◆ Exercise requirements ◆
Write out the data below in full, unchanged, minus the images.

◆ Dataset excerpt ◆
<<<<

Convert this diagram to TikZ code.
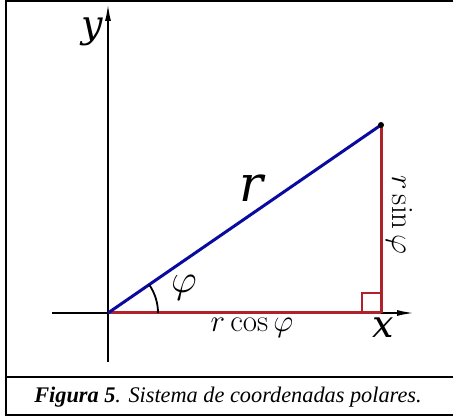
\RequirePackage{fix-cm}
\documentclass[tikz,border=0pt]{standalone}
\usepackage{fontspec}
\newfontfamily\capfont{Liberation Serif}
\newfontfamily\axfont{DejaVu Serif}
\usetikzlibrary{arrows.meta,calc}
\definecolor{rblue}{HTML}{0A0AA0}
\definecolor{rred}{HTML}{B0222A}
\tikzset{
  frame/.style={line width=2pt,draw=black},
  axis/.style={line width=1.8pt,-{Latex[length=17pt,width=6pt]}},
  radius line/.style={line width=3pt,draw=rblue},
  leg/.style={line width=3pt,draw=rred},
  lbl/.style={inner sep=0pt,anchor=center},
  blbl/.style={inner sep=0pt,anchor=base}
}
\begin{document}
\begin{tikzpicture}[x=1pt,y=-1pt]
\useasboundingbox (0,0) rectangle (453,419);
\begin{scope}
\clip (0,0) rectangle (453,419);
\draw[frame] (6,1) rectangle (470,415);
\draw[frame] (6,377) -- (470,377);
\end{scope}
\node[lbl,font=\capfont\fontsize{22.3}{24}\selectfont] (cap) at (228,397)
  {\textbf{\textit{Figura 5}}\textit{. Sistema de coordenadas polares.}};
% points
\coordinate (O) at (108,313);
\coordinate (P) at (381,125);
\coordinate (F) at (381,313);
\coordinate (xs) at (52,313);
\coordinate (xe) at (414,313);
\coordinate (ys) at (108,362);
\coordinate (ye) at (108,4);
% axes
\draw[axis] (xs) -- (xe);
\draw[axis] (ys) -- (ye);
% legs
\draw[leg] (O) -- (F);
\draw[leg] (F) -- (P);
\draw[rred,line width=2.2pt] (362,313) -- (362,293) -- (381,293);
% radius
\draw[radius line] (O) -- (P);
\fill (P) circle (3pt);
% angle arc
\draw[line width=1.8pt] ($(O)+(50,0)$) arc[start angle=0,end angle=-34.6,radius=50];
% labels
\node[blbl,font=\axfont\itshape\fontsize{38}{38}\selectfont] (ly) at (92,38) {y};
\node[blbl,font=\axfont\itshape\fontsize{38}{38}\selectfont] (lx) at (383,338) {x};
\node[blbl,font=\axfont\itshape\fontsize{50}{50}\selectfont] (lr) at (251,202) {r};
\node[lbl,font=\fontsize{40}{40}\selectfont] (lphi) at (184,288) {$\varphi$};
\node[lbl,font=\fontsize{31}{31}\selectfont] (lrc) at (252,328) {$r\cos\varphi$};
\node[lbl,font=\fontsize{31}{31}\selectfont,rotate=-90] (lrs) at (399,215) {$r\sin\varphi$};
\end{tikzpicture}
\end{document}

>>>>

◆ Answer to this problem ◆
Convert this diagram to TikZ code.
\RequirePackage{fix-cm}
\documentclass[tikz,border=0pt]{standalone}
\usepackage{fontspec}
\newfontfamily\capfont{Liberation Serif}
\newfontfamily\axfont{DejaVu Serif}
\usetikzlibrary{arrows.meta,calc}
\definecolor{rblue}{HTML}{0A0AA0}
\definecolor{rred}{HTML}{B0222A}
\tikzset{
  frame/.style={line width=2pt,draw=black},
  axis/.style={line width=1.8pt,-{Latex[length=17pt,width=6pt]}},
  radius line/.style={line width=3pt,draw=rblue},
  leg/.style={line width=3pt,draw=rred},
  lbl/.style={inner sep=0pt,anchor=center},
  blbl/.style={inner sep=0pt,anchor=base}
}
\begin{document}
\begin{tikzpicture}[x=1pt,y=-1pt]
\useasboundingbox (0,0) rectangle (453,419);
\begin{scope}
\clip (0,0) rectangle (453,419);
\draw[frame] (6,1) rectangle (470,415);
\draw[frame] (6,377) -- (470,377);
\end{scope}
\node[lbl,font=\capfont\fontsize{22.3}{24}\selectfont] (cap) at (228,397)
  {\textbf{\textit{Figura 5}}\textit{. Sistema de coordenadas polares.}};
% points
\coordinate (O) at (108,313);
\coordinate (P) at (381,125);
\coordinate (F) at (381,313);
\coordinate (xs) at (52,313);
\coordinate (xe) at (414,313);
\coordinate (ys) at (108,362);
\coordinate (ye) at (108,4);
% axes
\draw[axis] (xs) -- (xe);
\draw[axis] (ys) -- (ye);
% legs
\draw[leg] (O) -- (F);
\draw[leg] (F) -- (P);
\draw[rred,line width=2.2pt] (362,313) -- (362,293) -- (381,293);
% radius
\draw[radius line] (O) -- (P);
\fill (P) circle (3pt);
% angle arc
\draw[line width=1.8pt] ($(O)+(50,0)$) arc[start angle=0,end angle=-34.6,radius=50];
% labels
\node[blbl,font=\axfont\itshape\fontsize{38}{38}\selectfont] (ly) at (92,38) {y};
\node[blbl,font=\axfont\itshape\fontsize{38}{38}\selectfont] (lx) at (383,338) {x};
\node[blbl,font=\axfont\itshape\fontsize{50}{50}\selectfont] (lr) at (251,202) {r};
\node[lbl,font=\fontsize{40}{40}\selectfont] (lphi) at (184,288) {$\varphi$};
\node[lbl,font=\fontsize{31}{31}\selectfont] (lrc) at (252,328) {$r\cos\varphi$};
\node[lbl,font=\fontsize{31}{31}\selectfont,rotate=-90] (lrs) at (399,215) {$r\sin\varphi$};
\end{tikzpicture}
\end{document}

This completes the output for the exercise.